START Source material

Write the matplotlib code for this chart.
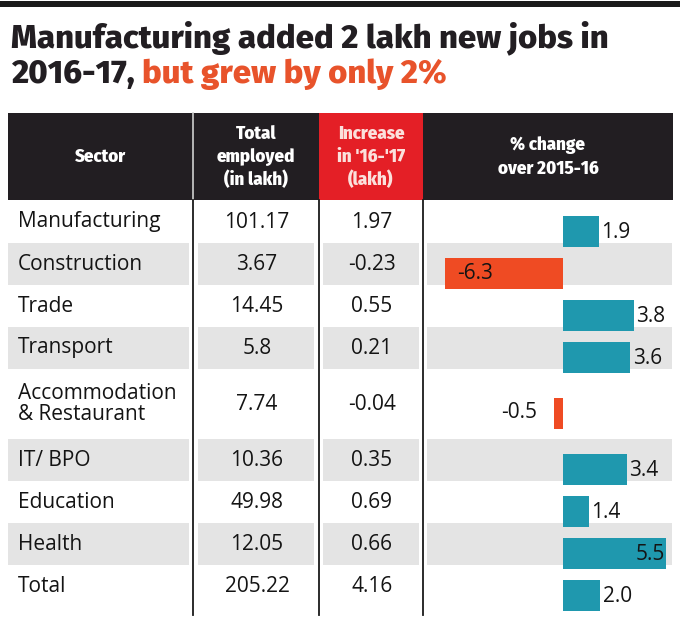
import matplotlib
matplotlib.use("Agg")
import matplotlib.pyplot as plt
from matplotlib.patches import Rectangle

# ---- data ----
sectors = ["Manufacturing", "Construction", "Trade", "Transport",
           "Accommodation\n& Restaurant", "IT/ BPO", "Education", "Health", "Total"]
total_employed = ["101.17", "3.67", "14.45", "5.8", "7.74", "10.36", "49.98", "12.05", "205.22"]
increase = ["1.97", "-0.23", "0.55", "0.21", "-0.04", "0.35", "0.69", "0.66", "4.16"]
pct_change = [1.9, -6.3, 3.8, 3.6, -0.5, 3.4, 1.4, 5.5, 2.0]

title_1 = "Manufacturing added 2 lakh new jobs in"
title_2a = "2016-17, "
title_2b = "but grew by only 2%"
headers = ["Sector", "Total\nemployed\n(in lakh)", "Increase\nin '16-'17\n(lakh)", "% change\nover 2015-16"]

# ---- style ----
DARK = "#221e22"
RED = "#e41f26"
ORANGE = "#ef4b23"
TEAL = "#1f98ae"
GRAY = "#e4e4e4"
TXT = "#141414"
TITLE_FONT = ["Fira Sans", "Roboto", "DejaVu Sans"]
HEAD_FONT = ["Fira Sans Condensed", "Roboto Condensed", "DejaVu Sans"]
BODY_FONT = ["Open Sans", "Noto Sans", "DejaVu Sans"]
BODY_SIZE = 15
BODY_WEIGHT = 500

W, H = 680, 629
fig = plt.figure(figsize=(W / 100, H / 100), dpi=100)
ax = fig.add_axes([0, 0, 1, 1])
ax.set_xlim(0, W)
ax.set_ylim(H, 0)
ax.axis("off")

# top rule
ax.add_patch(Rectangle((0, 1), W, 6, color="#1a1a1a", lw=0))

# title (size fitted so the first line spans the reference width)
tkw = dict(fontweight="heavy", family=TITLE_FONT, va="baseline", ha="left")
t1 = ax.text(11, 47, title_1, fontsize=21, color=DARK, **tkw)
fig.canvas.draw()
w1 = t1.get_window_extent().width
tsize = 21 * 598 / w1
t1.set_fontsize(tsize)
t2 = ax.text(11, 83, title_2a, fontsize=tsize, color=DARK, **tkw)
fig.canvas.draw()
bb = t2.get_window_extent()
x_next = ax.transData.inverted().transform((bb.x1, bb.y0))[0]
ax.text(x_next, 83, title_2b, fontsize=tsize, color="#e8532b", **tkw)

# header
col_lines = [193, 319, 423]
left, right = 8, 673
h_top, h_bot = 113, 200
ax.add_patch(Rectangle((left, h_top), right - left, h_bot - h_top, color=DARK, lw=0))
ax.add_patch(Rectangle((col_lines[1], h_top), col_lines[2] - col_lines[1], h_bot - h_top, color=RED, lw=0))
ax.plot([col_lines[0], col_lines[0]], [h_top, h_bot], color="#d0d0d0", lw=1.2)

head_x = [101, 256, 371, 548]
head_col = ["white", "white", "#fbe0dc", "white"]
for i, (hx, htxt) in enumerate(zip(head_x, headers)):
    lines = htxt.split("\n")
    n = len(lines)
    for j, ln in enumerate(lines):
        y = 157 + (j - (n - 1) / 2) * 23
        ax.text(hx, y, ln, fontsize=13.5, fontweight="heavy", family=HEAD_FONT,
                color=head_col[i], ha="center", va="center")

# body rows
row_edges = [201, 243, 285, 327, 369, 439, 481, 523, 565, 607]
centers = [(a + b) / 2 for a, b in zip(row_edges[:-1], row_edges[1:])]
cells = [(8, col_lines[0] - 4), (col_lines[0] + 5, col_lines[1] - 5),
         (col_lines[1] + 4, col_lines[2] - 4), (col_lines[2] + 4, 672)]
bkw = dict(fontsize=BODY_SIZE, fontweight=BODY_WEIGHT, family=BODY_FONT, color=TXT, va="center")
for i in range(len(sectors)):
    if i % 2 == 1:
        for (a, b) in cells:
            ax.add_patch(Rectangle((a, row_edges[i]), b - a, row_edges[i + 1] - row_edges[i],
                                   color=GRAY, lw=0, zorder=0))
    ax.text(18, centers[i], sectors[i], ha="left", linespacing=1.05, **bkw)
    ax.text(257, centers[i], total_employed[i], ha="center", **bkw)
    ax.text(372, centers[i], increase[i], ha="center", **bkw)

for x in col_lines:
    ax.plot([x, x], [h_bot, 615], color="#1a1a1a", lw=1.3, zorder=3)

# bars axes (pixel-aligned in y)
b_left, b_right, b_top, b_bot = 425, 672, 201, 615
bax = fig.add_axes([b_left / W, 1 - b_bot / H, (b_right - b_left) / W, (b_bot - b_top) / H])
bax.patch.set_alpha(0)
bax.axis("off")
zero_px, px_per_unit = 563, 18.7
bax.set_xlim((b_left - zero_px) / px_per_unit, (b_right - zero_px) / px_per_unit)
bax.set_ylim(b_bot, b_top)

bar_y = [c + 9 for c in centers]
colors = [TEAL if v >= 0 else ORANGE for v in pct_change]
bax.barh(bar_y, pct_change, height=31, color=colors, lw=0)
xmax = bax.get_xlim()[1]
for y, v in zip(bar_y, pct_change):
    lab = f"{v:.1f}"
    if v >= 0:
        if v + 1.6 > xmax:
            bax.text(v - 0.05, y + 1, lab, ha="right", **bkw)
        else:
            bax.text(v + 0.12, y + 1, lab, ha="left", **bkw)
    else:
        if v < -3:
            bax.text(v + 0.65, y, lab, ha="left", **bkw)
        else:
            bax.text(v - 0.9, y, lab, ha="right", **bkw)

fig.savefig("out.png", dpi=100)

END Source material

* **Problem to work on**: Copy the material above in full and exactly, skipping pictures.

* **Response**:
Write the matplotlib code for this chart.
import matplotlib
matplotlib.use("Agg")
import matplotlib.pyplot as plt
from matplotlib.patches import Rectangle

# ---- data ----
sectors = ["Manufacturing", "Construction", "Trade", "Transport",
           "Accommodation\n& Restaurant", "IT/ BPO", "Education", "Health", "Total"]
total_employed = ["101.17", "3.67", "14.45", "5.8", "7.74", "10.36", "49.98", "12.05", "205.22"]
increase = ["1.97", "-0.23", "0.55", "0.21", "-0.04", "0.35", "0.69", "0.66", "4.16"]
pct_change = [1.9, -6.3, 3.8, 3.6, -0.5, 3.4, 1.4, 5.5, 2.0]

title_1 = "Manufacturing added 2 lakh new jobs in"
title_2a = "2016-17, "
title_2b = "but grew by only 2%"
headers = ["Sector", "Total\nemployed\n(in lakh)", "Increase\nin '16-'17\n(lakh)", "% change\nover 2015-16"]

# ---- style ----
DARK = "#221e22"
RED = "#e41f26"
ORANGE = "#ef4b23"
TEAL = "#1f98ae"
GRAY = "#e4e4e4"
TXT = "#141414"
TITLE_FONT = ["Fira Sans", "Roboto", "DejaVu Sans"]
HEAD_FONT = ["Fira Sans Condensed", "Roboto Condensed", "DejaVu Sans"]
BODY_FONT = ["Open Sans", "Noto Sans", "DejaVu Sans"]
BODY_SIZE = 15
BODY_WEIGHT = 500

W, H = 680, 629
fig = plt.figure(figsize=(W / 100, H / 100), dpi=100)
ax = fig.add_axes([0, 0, 1, 1])
ax.set_xlim(0, W)
ax.set_ylim(H, 0)
ax.axis("off")

# top rule
ax.add_patch(Rectangle((0, 1), W, 6, color="#1a1a1a", lw=0))

# title (size fitted so the first line spans the reference width)
tkw = dict(fontweight="heavy", family=TITLE_FONT, va="baseline", ha="left")
t1 = ax.text(11, 47, title_1, fontsize=21, color=DARK, **tkw)
fig.canvas.draw()
w1 = t1.get_window_extent().width
tsize = 21 * 598 / w1
t1.set_fontsize(tsize)
t2 = ax.text(11, 83, title_2a, fontsize=tsize, color=DARK, **tkw)
fig.canvas.draw()
bb = t2.get_window_extent()
x_next = ax.transData.inverted().transform((bb.x1, bb.y0))[0]
ax.text(x_next, 83, title_2b, fontsize=tsize, color="#e8532b", **tkw)

# header
col_lines = [193, 319, 423]
left, right = 8, 673
h_top, h_bot = 113, 200
ax.add_patch(Rectangle((left, h_top), right - left, h_bot - h_top, color=DARK, lw=0))
ax.add_patch(Rectangle((col_lines[1], h_top), col_lines[2] - col_lines[1], h_bot - h_top, color=RED, lw=0))
ax.plot([col_lines[0], col_lines[0]], [h_top, h_bot], color="#d0d0d0", lw=1.2)

head_x = [101, 256, 371, 548]
head_col = ["white", "white", "#fbe0dc", "white"]
for i, (hx, htxt) in enumerate(zip(head_x, headers)):
    lines = htxt.split("\n")
    n = len(lines)
    for j, ln in enumerate(lines):
        y = 157 + (j - (n - 1) / 2) * 23
        ax.text(hx, y, ln, fontsize=13.5, fontweight="heavy", family=HEAD_FONT,
                color=head_col[i], ha="center", va="center")

# body rows
row_edges = [201, 243, 285, 327, 369, 439, 481, 523, 565, 607]
centers = [(a + b) / 2 for a, b in zip(row_edges[:-1], row_edges[1:])]
cells = [(8, col_lines[0] - 4), (col_lines[0] + 5, col_lines[1] - 5),
         (col_lines[1] + 4, col_lines[2] - 4), (col_lines[2] + 4, 672)]
bkw = dict(fontsize=BODY_SIZE, fontweight=BODY_WEIGHT, family=BODY_FONT, color=TXT, va="center")
for i in range(len(sectors)):
    if i % 2 == 1:
        for (a, b) in cells:
            ax.add_patch(Rectangle((a, row_edges[i]), b - a, row_edges[i + 1] - row_edges[i],
                                   color=GRAY, lw=0, zorder=0))
    ax.text(18, centers[i], sectors[i], ha="left", linespacing=1.05, **bkw)
    ax.text(257, centers[i], total_employed[i], ha="center", **bkw)
    ax.text(372, centers[i], increase[i], ha="center", **bkw)

for x in col_lines:
    ax.plot([x, x], [h_bot, 615], color="#1a1a1a", lw=1.3, zorder=3)

# bars axes (pixel-aligned in y)
b_left, b_right, b_top, b_bot = 425, 672, 201, 615
bax = fig.add_axes([b_left / W, 1 - b_bot / H, (b_right - b_left) / W, (b_bot - b_top) / H])
bax.patch.set_alpha(0)
bax.axis("off")
zero_px, px_per_unit = 563, 18.7
bax.set_xlim((b_left - zero_px) / px_per_unit, (b_right - zero_px) / px_per_unit)
bax.set_ylim(b_bot, b_top)

bar_y = [c + 9 for c in centers]
colors = [TEAL if v >= 0 else ORANGE for v in pct_change]
bax.barh(bar_y, pct_change, height=31, color=colors, lw=0)
xmax = bax.get_xlim()[1]
for y, v in zip(bar_y, pct_change):
    lab = f"{v:.1f}"
    if v >= 0:
        if v + 1.6 > xmax:
            bax.text(v - 0.05, y + 1, lab, ha="right", **bkw)
        else:
            bax.text(v + 0.12, y + 1, lab, ha="left", **bkw)
    else:
        if v < -3:
            bax.text(v + 0.65, y, lab, ha="left", **bkw)
        else:
            bax.text(v - 0.9, y, lab, ha="right", **bkw)

fig.savefig("out.png", dpi=100)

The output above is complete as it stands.